The Holocene epoch began nearly 12,000 years ago with the decline of glaciers and the expansion of humans. Now, Earth may have entered a new geological epoch known as the Anthropocene. Two of the proposed geological markers for the start of this epoch are the Orbis spike—the drop in atmospheric carbon that peaked around 1610 when Europeans had killed about 50 million indigenous Americans—and 1945, when the first atomic bomb was detonated at the Trinity Test Site in New Mexico. Radioactive isotopes distinct to these nuclear weapons are far flung and long lived, epitomizing our most miraculous and most devastating potentials. But the nuclear age also frames the Anthropocene in the Western myth of molecule-throwing, chest-thumping power—not in the messy realities of culture and behavior. In the original collision.

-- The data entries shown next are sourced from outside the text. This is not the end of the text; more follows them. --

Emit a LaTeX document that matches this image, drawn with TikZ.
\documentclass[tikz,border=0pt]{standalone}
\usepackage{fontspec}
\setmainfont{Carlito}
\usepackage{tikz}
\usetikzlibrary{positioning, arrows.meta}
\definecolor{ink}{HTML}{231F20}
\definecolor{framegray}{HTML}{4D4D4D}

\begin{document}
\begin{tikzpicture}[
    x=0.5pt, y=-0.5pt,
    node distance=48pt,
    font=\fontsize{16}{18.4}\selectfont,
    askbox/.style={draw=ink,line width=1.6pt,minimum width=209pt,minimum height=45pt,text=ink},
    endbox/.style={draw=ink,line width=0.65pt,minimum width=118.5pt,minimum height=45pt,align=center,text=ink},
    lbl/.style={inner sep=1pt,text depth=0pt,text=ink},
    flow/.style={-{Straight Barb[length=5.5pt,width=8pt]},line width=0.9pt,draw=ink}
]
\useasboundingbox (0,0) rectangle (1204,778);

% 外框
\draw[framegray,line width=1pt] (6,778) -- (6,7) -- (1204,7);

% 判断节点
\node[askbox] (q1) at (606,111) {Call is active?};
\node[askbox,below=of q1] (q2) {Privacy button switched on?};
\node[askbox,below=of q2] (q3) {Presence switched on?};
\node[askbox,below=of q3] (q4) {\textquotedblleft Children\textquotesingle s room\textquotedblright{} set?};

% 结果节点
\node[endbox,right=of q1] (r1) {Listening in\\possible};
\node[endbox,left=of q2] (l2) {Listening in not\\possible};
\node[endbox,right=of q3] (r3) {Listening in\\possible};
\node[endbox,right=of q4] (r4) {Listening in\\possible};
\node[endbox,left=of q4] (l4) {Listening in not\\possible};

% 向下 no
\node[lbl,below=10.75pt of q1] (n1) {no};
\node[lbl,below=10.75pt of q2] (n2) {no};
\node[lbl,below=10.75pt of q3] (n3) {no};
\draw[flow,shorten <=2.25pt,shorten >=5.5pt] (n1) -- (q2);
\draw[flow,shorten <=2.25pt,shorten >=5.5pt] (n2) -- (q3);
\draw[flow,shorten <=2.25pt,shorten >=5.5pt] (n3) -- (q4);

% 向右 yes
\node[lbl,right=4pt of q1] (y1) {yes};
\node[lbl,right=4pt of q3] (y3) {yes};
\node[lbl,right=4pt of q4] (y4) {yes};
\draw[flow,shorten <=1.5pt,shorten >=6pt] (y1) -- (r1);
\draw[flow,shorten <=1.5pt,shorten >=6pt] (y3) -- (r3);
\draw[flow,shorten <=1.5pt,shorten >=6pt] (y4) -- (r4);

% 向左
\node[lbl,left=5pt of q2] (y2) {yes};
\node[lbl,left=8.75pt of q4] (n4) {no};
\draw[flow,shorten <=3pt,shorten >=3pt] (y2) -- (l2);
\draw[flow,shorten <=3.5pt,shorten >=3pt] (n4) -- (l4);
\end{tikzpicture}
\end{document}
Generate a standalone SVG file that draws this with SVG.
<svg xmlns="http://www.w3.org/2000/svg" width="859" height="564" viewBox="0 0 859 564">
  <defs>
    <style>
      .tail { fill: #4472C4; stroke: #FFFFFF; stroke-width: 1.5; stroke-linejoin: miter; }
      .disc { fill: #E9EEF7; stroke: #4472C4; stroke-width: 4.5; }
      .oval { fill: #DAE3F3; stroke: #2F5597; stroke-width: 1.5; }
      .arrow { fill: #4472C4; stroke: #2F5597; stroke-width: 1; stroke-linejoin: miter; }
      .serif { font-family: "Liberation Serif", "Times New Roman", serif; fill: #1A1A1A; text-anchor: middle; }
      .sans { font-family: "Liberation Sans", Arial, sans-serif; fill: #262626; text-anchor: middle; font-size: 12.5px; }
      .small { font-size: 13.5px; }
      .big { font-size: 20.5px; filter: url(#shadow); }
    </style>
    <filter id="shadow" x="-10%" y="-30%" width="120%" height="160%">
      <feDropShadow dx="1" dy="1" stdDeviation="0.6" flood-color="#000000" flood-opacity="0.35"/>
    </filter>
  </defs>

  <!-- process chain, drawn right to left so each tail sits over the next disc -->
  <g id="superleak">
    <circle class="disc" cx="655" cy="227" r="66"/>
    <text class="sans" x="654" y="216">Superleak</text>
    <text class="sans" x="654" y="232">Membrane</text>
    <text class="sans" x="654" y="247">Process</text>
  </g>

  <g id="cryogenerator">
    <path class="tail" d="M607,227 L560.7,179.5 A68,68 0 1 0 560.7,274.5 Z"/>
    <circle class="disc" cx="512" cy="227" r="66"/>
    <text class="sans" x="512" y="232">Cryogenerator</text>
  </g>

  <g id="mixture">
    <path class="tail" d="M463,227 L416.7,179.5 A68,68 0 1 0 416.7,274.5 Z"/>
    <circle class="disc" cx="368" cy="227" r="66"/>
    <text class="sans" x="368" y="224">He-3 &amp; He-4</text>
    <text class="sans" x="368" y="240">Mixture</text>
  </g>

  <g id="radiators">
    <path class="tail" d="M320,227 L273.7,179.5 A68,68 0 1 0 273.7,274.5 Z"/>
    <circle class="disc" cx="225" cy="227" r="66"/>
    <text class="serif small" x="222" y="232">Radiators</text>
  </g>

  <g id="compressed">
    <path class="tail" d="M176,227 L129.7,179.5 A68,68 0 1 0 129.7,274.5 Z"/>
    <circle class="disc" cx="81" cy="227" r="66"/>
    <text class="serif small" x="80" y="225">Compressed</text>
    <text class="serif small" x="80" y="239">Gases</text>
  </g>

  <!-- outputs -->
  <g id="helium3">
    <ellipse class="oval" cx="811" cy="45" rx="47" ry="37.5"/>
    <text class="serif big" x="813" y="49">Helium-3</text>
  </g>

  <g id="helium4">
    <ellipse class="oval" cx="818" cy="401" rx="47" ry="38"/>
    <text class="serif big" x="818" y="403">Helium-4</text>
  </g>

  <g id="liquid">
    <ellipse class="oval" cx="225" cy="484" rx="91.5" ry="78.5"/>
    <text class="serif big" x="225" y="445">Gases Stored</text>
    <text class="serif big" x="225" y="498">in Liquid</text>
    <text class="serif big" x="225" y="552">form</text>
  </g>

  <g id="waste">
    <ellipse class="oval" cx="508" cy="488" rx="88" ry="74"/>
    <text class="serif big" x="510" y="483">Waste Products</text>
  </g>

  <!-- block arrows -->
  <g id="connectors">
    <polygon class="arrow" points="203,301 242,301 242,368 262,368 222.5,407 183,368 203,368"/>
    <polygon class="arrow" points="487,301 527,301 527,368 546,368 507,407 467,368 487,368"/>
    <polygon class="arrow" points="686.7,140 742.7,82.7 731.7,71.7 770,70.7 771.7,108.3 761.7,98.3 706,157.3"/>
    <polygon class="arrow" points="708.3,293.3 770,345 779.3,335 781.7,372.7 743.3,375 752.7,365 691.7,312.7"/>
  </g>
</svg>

In genocide.

I left the Crown at the beginning of August, watching the mountains diminish in my side mirror as I drove south through Browning. After a twelve-hour orange-barrel tour of Montana and South Dakota, tailing pilot cars through dusty, pitted construction sites for dozens of miles, waiting in queues of cars shimmering in the heat, I found a place to camp in Badlands National Park at the end of a meandering dirt road that followed alongside a field of drooping sunflowers. I pitched my little one-man kit in a crowd of colossal tents.

Coyotes howled in the hills. I laid awake thinking about the Crown and examining my coordinates to the North American Pole of Inaccessibility by headlamp. I could reach it the next day. But my mind was still in Alberta, stooped over a patch of grass, reciting the names of the native blades in Latin. I scooped up my sleeping bag and unzipped my tent. I tossed the coordinates and notes into the trashcan by the outhouse and walked to the top of a bluff where I sat and wrapped my down quilt around my shoulders and stared up at the stars. Something huge moved in the night. Six bison shambled by like a slow line of boxcars.

In the morning, I packed while it was still dark and retraced my route along the rutted washboard road, heading east to Highway 90 and Ames. Three pronghorn antelope trotted across the lane and broke into a gallop as my car jiggered towards them. They raced at the fence and then wheeled like a flock of birds. Hemmed in by the wire and flowers, the speed goats dashed through the grass in full flight as I drove alongside at forty-eight miles per hour. The road was empty, the sun just spilling over the world in gold light and long shadows, an orange orb exploding in a brilliant blaze as we cornered a hill. The pronghorns hugged the line of barbed wire, flashing dazzling white rumps as we charged together toward the burning globe blooming on the horizon.